I could spend the next week talking about all of the incredible natural wonders of Iceland. This place is truly magical and the Vikings who settled here picked one beautiful island in which to settle. Here you can see rivers, lakes that look like mirrors, geysers, oceans with black sand, waterfalls, mountains, glaciers, fjords and volcanoes! Some of the most beautiful places I’ve ever seen. If you come here, you must do that GeoIceland South Coast Tour. That’s where you’ll see the mountain, glaciers and waterfalls. Avoid the bigger bus tours, especially Grayline. Too many people and the guide was somber, muffled and not the best English speaker, which makes for a long 9 hour day. A lot of people rent cars and DIY, but these guys are incredibly knowledgable, passionate and environmentally conscientious and keep the tours to small groups. My guide Grousif (sp??) looked like a supermodel and had the brain of a PhD anthropologist, plus a great sense of humor. She told us about the history, the geology and culture, including a hilarious account of how a couple of Icelandic guys created an app for locals to date and also avoid “awkward endings” in case they’re too closely related! Like I said, only 300k people here and everyone’s pretty hot. Must sees if you tour:
- Strokkur or the Great Geyser – the smell isn’t that bad and it’s worth seeing this big guy explode
- Skogafoss and Seljaleandsfoss – the waterfalls including one you can walk behind!
- Solheimajokull – GLACIERS! My favorite and most incredible thing I’ve seen.
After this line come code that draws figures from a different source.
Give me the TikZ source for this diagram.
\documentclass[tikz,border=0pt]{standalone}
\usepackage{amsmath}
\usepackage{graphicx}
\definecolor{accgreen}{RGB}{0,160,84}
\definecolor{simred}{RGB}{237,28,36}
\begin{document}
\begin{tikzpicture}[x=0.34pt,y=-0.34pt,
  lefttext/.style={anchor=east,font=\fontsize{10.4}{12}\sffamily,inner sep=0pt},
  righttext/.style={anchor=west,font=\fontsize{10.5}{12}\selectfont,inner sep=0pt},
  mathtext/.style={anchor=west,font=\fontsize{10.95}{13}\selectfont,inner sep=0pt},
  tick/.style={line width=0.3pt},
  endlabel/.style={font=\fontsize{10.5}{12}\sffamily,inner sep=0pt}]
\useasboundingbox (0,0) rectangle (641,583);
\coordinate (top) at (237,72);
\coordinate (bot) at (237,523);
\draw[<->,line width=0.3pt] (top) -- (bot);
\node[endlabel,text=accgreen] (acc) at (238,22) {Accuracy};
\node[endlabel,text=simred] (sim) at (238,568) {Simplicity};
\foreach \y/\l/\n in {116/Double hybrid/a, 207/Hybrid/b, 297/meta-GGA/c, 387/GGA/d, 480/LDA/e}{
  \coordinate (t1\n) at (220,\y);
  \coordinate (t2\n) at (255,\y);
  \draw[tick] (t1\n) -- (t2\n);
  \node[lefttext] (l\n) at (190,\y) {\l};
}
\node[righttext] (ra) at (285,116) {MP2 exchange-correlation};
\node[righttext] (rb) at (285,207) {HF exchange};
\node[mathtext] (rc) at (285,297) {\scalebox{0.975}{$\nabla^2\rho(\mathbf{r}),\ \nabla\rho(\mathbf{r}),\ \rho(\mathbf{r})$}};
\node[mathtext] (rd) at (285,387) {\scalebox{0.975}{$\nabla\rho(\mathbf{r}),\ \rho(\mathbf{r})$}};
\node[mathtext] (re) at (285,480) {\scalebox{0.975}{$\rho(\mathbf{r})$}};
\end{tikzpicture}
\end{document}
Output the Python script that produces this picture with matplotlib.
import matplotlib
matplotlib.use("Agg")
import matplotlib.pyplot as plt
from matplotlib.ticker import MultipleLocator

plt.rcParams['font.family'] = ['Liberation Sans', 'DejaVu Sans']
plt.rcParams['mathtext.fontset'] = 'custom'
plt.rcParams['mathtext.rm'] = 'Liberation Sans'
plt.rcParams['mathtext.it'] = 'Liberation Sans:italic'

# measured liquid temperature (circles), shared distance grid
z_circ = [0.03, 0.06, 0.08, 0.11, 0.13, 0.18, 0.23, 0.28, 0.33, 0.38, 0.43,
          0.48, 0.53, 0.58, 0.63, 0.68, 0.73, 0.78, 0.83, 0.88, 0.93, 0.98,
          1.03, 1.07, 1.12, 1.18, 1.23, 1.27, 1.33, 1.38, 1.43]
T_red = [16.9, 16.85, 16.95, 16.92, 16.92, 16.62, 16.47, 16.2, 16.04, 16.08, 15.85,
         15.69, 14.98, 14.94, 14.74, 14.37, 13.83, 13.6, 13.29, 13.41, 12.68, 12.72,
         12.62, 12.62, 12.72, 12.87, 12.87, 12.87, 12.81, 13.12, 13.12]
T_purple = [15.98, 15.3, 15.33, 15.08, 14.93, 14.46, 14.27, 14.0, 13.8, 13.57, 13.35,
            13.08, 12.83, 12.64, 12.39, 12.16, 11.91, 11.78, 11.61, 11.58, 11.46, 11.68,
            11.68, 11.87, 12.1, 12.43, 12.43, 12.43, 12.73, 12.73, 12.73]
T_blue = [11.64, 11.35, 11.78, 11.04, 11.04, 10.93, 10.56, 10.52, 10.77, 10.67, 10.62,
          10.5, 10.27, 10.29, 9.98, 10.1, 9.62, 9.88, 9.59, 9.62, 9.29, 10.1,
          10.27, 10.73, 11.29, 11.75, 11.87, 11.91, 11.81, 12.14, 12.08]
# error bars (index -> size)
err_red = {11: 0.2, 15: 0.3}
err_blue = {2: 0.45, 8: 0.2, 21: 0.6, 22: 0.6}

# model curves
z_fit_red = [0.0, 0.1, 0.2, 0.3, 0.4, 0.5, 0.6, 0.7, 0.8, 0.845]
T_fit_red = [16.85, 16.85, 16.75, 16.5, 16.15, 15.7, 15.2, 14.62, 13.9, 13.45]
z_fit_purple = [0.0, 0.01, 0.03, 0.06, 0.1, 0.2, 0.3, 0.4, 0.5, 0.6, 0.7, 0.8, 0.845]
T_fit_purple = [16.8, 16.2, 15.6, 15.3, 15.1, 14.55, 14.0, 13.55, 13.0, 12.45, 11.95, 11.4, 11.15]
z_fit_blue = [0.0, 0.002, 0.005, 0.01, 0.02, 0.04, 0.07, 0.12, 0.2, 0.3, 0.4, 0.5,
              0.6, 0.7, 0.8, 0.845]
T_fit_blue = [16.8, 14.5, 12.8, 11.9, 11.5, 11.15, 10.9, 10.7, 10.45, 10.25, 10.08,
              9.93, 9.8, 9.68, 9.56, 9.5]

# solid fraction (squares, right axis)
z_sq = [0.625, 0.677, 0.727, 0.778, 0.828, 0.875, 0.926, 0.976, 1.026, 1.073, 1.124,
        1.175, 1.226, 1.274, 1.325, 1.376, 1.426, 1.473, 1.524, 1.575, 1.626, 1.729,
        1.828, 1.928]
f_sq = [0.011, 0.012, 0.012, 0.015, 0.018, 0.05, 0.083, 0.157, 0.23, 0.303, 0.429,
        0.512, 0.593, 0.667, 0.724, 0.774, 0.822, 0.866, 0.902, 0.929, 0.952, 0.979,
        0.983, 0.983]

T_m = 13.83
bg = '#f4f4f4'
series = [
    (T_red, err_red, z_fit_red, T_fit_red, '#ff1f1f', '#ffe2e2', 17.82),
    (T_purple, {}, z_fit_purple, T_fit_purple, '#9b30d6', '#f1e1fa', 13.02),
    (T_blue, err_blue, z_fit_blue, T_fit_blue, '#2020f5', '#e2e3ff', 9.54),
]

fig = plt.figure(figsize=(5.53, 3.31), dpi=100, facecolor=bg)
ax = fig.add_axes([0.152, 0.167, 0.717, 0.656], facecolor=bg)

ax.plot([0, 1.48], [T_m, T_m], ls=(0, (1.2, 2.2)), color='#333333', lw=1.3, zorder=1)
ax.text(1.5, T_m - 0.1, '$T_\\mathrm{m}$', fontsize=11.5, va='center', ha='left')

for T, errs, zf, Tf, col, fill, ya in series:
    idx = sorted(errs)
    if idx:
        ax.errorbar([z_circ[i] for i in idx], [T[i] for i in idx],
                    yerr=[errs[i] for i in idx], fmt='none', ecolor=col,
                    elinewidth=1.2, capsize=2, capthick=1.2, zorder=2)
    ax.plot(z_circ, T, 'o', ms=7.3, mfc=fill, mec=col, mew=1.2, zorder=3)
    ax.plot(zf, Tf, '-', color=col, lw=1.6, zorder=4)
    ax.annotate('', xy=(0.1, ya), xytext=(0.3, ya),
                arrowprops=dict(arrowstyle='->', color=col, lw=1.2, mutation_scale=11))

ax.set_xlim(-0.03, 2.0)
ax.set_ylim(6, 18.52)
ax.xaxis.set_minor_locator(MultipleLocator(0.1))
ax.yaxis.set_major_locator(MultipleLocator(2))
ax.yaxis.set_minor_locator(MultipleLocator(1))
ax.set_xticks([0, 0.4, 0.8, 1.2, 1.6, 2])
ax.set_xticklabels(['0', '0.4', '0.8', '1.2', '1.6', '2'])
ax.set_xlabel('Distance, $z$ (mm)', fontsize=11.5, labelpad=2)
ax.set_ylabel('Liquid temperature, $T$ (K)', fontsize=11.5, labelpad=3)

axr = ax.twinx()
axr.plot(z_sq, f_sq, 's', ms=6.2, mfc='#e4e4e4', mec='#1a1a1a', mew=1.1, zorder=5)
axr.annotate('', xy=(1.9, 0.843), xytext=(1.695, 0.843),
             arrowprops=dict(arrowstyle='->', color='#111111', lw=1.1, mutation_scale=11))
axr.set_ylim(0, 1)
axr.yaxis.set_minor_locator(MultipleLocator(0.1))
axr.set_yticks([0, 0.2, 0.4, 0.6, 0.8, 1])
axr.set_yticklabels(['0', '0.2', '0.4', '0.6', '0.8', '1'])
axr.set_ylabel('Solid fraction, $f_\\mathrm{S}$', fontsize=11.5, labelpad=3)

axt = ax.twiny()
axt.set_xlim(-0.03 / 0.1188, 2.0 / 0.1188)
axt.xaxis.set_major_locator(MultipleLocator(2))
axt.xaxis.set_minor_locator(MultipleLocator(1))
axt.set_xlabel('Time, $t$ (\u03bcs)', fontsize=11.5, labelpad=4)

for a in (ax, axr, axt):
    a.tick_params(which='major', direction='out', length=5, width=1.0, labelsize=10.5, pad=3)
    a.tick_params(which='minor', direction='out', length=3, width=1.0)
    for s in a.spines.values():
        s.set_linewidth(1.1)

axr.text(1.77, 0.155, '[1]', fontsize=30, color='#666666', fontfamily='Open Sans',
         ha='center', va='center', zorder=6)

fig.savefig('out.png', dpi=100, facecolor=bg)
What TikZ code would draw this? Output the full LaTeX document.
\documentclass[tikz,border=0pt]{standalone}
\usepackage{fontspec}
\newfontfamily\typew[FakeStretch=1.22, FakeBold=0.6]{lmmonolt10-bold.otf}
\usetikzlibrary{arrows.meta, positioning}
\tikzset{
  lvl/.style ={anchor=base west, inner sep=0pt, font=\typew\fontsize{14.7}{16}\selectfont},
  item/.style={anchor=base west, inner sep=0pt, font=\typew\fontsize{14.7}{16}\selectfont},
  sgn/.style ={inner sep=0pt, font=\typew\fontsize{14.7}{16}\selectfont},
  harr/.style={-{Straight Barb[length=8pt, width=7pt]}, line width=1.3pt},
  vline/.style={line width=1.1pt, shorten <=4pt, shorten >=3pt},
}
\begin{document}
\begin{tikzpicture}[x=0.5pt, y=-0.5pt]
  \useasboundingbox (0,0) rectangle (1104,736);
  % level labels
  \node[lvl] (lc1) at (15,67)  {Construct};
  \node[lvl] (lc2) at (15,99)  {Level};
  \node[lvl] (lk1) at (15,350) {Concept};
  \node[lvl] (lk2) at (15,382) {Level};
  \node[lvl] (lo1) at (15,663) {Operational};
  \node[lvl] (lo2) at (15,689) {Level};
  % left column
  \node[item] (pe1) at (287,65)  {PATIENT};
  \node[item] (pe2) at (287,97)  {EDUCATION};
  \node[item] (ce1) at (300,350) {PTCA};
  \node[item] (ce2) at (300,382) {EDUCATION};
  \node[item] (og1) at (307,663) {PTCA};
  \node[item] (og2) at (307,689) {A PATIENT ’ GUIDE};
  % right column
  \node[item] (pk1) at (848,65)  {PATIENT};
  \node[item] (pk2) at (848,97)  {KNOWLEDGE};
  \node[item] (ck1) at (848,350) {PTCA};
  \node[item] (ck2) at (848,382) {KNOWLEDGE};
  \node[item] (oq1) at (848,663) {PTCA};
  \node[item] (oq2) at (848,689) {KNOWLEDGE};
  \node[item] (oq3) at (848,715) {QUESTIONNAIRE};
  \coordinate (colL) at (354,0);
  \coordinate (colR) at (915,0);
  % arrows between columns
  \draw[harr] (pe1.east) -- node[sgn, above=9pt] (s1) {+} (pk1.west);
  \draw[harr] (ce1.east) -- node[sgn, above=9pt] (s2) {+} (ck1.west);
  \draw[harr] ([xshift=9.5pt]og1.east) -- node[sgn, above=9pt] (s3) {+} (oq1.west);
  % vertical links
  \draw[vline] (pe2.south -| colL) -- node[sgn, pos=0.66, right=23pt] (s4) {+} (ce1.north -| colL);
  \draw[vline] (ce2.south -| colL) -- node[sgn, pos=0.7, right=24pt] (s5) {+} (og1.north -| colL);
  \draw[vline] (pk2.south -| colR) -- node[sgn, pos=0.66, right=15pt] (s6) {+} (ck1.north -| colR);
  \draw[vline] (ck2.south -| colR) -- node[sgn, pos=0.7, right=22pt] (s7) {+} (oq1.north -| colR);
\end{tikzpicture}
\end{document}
You can actually do a hike, but due to a lame ankle sprain, I settled for walking up to it and touching it and even that blew my mind.
- Reynisfjara – a gorgeous black sand beach and cliffs that look like the Iron Throne also home to puffins but those guys are pretty tough to spot.
I skipped the Blue Lagoon, which is one of the most famous sites in Iceland, but it was mostly booked up and from what I heard from locals, I’d be better off going to a local pool so I did. And instead of $90, I spent $9 and avoided the crowds and got to enjoy the awesome geothermal pools. There is still so much I haven’t seen in Iceland, including the Westfjords and north, but I’ll be back.
So to come back to the question of “how do you feel?”. I feel lucky, energized and exhausted, thrilled, content and like I’m starting live full-throttle.